Across the data below, how many lines hold "chart"? Answer with that number and nothing else.
•••
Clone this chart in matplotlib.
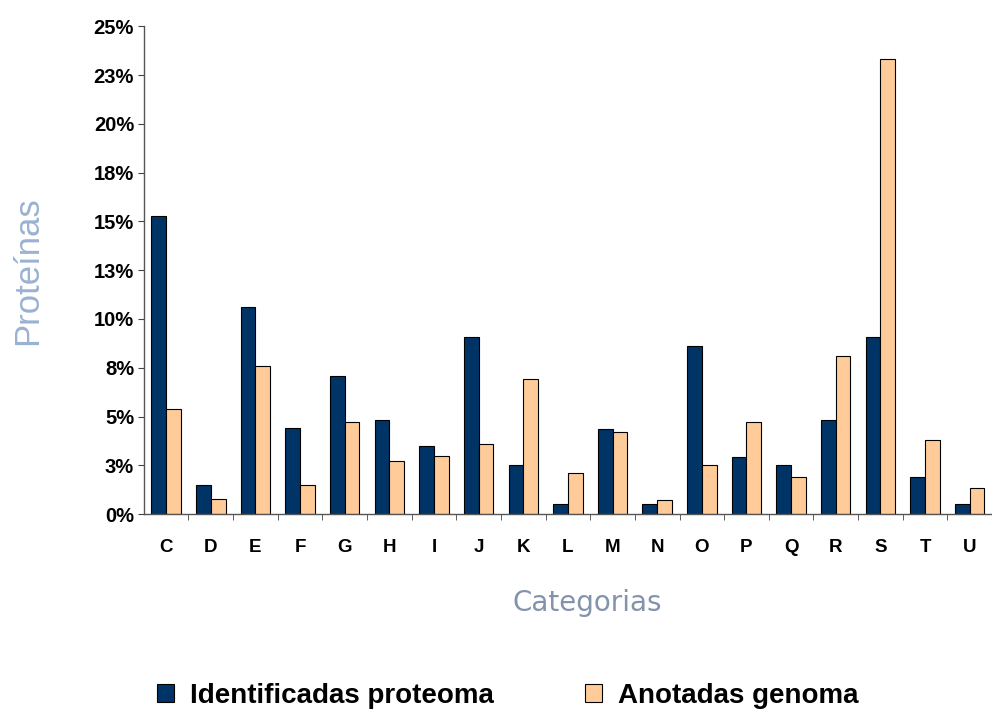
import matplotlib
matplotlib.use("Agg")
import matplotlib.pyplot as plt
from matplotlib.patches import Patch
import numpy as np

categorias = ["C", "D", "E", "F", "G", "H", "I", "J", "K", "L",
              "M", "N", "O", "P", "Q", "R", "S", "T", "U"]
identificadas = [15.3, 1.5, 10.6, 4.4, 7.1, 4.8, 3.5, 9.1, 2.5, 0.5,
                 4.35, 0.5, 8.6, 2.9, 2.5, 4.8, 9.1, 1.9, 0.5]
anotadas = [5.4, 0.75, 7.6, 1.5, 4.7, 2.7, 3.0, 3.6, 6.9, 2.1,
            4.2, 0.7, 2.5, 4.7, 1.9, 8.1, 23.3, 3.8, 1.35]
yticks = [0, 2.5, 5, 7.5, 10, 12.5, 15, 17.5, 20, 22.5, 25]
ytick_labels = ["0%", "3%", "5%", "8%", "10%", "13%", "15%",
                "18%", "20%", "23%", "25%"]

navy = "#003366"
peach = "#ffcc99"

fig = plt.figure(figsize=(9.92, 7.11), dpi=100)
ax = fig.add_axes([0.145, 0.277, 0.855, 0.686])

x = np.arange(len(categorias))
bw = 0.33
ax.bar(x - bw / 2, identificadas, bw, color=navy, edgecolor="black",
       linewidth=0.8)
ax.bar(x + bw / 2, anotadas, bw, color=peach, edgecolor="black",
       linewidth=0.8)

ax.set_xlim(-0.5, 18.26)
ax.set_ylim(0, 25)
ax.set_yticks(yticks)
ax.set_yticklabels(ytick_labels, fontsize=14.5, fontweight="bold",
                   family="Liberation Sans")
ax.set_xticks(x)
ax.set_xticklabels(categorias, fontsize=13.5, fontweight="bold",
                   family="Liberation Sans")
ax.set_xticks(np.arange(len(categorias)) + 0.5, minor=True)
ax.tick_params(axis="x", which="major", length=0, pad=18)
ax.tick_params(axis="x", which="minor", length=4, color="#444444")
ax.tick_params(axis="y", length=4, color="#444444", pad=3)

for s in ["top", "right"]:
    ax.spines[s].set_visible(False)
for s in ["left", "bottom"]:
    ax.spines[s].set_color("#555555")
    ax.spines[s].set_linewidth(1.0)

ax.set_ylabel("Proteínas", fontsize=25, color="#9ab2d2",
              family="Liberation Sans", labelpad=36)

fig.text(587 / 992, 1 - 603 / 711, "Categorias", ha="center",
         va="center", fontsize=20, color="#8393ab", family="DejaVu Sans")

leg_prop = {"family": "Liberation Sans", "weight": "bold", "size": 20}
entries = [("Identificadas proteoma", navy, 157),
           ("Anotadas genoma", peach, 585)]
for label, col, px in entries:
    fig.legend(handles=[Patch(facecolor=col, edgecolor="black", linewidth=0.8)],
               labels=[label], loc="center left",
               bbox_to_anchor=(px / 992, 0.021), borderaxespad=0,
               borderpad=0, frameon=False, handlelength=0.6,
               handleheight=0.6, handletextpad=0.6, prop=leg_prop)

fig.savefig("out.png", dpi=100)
•••
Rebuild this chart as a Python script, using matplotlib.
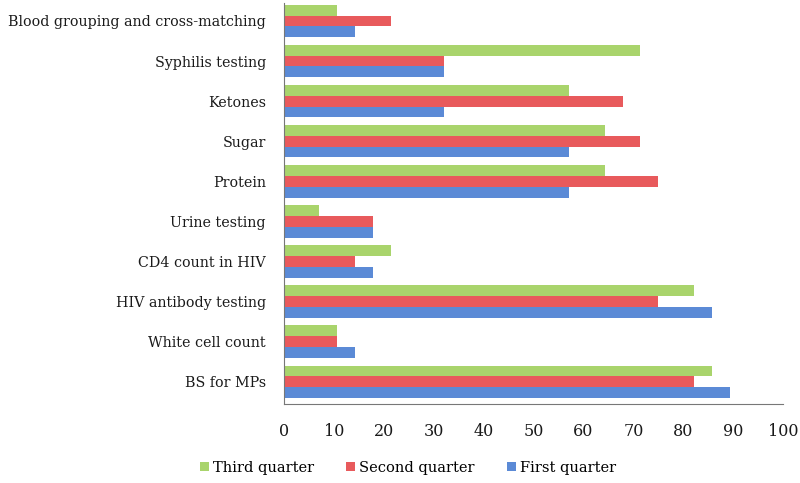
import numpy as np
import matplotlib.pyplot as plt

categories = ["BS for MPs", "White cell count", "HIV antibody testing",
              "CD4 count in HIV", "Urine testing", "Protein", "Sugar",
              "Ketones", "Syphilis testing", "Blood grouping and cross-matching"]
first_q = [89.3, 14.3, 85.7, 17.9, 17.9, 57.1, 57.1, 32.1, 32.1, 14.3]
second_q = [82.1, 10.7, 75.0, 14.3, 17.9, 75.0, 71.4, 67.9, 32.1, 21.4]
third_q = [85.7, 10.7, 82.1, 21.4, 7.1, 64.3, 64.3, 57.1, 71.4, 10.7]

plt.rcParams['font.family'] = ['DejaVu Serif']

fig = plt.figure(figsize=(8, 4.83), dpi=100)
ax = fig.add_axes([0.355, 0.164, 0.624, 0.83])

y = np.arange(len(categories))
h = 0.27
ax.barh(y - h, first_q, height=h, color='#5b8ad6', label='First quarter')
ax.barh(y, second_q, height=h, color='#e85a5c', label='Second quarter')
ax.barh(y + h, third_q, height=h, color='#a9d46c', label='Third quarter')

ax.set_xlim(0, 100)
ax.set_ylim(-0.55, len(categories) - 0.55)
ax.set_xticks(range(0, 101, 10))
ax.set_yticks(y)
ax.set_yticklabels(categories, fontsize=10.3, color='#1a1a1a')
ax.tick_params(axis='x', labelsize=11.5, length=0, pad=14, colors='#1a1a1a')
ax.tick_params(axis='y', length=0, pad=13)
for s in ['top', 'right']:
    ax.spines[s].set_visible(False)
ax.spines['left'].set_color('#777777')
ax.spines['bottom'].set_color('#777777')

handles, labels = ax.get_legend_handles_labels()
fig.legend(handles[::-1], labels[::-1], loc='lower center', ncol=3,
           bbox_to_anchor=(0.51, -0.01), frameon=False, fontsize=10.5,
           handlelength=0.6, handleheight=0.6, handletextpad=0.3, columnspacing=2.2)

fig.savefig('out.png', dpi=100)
•••
Result of this task »
2